Recent projections from the U.S. Energy Information Administration (EIA) bring a mixed message. Their experts see energy use throughout the country increasing in the coming years, but not as quickly as floorspace. That means we are becoming more efficient in our energy usage – but not quickly enough to reduce the amount we are using. Total commercial energy use is projected to increase 22% by 2050 over 2020. During that same time, commercial floorspace will increase 33%, the report projects.
The good news is that more of the nation’s energy is coming from renewable sources such as solar and, increasingly, wind, according to the EIA. In 2020, consumption of renewable energy grew for the fifth year in a row to reach 12% of all energy consumed.
The benefits of a green building to the environment and the community surrounding it are obvious. More and more, businesses and other institutions are discovering that a sustainable building can create a healthy environment that also benefits the health and the happiness of the employees who work in its offices.
A survey released by the U.S. Green Building Council in 2018 showed that 85 percent of employees in buildings with the association’s Leadership in Energy and Environmental Design (LEED) certification said that access to quality outdoor views and natural sunlight boosts their overall productivity and happiness. Eighty percent said the enhanced air quality improves their physical health and comfort.
At LeChase’s New York Metro office in Armonk, we enjoy these benefits every day.
We are now celebrating 10 years of working in a building that sets an excellent example of what can be achieved in sustainability. Constructed in 2011, the building was the first building in Westchester to receive the LEED Platinum® certification for commercial interiors, meeting the most stringent of the Green Building Council’s criteria. At the time it was one of only 86 projects nationally to receive this honor.
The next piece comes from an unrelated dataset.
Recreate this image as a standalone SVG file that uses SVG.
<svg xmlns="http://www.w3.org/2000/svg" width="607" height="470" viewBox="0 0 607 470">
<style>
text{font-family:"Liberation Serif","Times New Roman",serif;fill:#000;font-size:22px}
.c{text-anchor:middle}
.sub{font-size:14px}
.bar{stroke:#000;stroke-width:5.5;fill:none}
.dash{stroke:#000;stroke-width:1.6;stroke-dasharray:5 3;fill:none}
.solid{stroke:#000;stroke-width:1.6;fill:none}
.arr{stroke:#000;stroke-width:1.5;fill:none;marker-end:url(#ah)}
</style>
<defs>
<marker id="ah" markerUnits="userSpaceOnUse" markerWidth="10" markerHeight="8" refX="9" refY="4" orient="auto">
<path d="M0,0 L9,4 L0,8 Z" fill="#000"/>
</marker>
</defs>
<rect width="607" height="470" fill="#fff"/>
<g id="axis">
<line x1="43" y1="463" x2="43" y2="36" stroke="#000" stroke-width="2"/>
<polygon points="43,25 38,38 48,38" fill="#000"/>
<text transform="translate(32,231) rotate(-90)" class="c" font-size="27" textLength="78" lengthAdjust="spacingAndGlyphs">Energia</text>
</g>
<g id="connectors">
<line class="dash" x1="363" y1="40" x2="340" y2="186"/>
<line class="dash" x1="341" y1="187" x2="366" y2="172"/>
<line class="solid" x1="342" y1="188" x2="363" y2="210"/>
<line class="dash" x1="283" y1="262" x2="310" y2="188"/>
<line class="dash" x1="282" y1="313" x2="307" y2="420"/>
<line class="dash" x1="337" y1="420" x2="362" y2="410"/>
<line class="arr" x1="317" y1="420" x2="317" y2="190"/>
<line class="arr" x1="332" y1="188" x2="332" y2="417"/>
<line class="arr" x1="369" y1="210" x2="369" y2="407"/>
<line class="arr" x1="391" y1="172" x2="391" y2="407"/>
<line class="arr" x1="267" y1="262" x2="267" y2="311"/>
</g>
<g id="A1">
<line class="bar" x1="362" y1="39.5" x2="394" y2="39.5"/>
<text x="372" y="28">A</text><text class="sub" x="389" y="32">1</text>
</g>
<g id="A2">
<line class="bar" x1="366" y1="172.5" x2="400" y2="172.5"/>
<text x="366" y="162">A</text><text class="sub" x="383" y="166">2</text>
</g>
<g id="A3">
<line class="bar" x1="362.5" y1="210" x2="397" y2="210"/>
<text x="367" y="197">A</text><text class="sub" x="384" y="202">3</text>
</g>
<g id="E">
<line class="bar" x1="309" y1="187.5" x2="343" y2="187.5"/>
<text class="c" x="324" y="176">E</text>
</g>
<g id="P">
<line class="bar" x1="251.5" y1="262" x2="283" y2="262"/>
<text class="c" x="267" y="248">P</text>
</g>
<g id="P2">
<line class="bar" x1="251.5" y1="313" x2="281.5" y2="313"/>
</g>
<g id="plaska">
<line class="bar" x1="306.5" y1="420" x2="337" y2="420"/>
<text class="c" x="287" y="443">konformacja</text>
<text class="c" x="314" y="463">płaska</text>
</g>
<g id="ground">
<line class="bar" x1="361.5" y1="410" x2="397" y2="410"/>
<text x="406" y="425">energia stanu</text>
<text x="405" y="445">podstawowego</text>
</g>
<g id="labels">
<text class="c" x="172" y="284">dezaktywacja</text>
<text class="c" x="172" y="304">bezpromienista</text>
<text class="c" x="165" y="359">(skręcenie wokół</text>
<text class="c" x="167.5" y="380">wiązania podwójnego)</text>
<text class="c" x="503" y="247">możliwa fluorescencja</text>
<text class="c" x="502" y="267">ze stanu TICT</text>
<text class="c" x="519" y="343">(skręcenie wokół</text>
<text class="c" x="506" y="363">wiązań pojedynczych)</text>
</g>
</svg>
In 2015, LeChase acquired the company that occupied the building, and it has been the regional office ever since.
Low-flow toilets and faucets with proximity sensors cut water usage. Lighting innovations include high-efficiency LED fixtures and daylight and occupancy sensors. Counters are made from recycled milk cartons, floors from recycled tires. Roof solar panels supply energy.
Everyone in our office enjoys natural light at their work station, either with direct views outside, or with sun tubes that direct the light to interior spaces. To those who have not had this benefit before coming to work to us, it is a pleasant surprise. The benefit is at least as important, if not more so, than the very real savings we see in energy use and cost.
For employees who prefer to commute by pedal power rather than motor vehicle, we offer a bicycle rack and shower facilities.
New innovations, and advances in sustainable elements that have been around for a while, make it possible to attack the energy problem on both fronts – reducing energy use, and deriving more power from sustainable sources. At LeChase, we pursue both goals. Here are just a few of the sustainable and environmentally friendly aspects incorporated into buildings we have constructed:
- Clean energy from solar panels and fuel cells, which convert hydrogen into electricity, with heat and water as the only byproducts.
- Geothermal wells, which harness the heat under the Earth’s surface to warm buildings.
- “Smart glass” windows from View, which automatically adjust their tint to reduce glare and heat, reducing energy costs and allowing employees to work in healthier natural light more of the time.
- Wind turbines that supplement energy supply.
- Green walls, or walls of vegetation, which improve air quality and decrease ambient temperature, among other benefits.
- Advanced green roof systems that retain rainwater in a shallow, 2.5-inch thick absorbent layer, with no need for a drainage layer.
To make progress on sustainability and reduce greenhouse gases, these types of innovations will need to become more widespread. With every project, no matter the scale, builders and developers must place a core focus on protecting people and the environment, promoting local economic development and partnering with communities. Builders like LeChase have a responsibility to demonstrate leadership by delivering projects that optimize energy efficiency, provide creative use and reuse of resources and seek to protect and enhance the environment.
Our commitment to environmental stewardship needs to be rooted in the belief that it is essential to help pioneer social impact that can last for decades.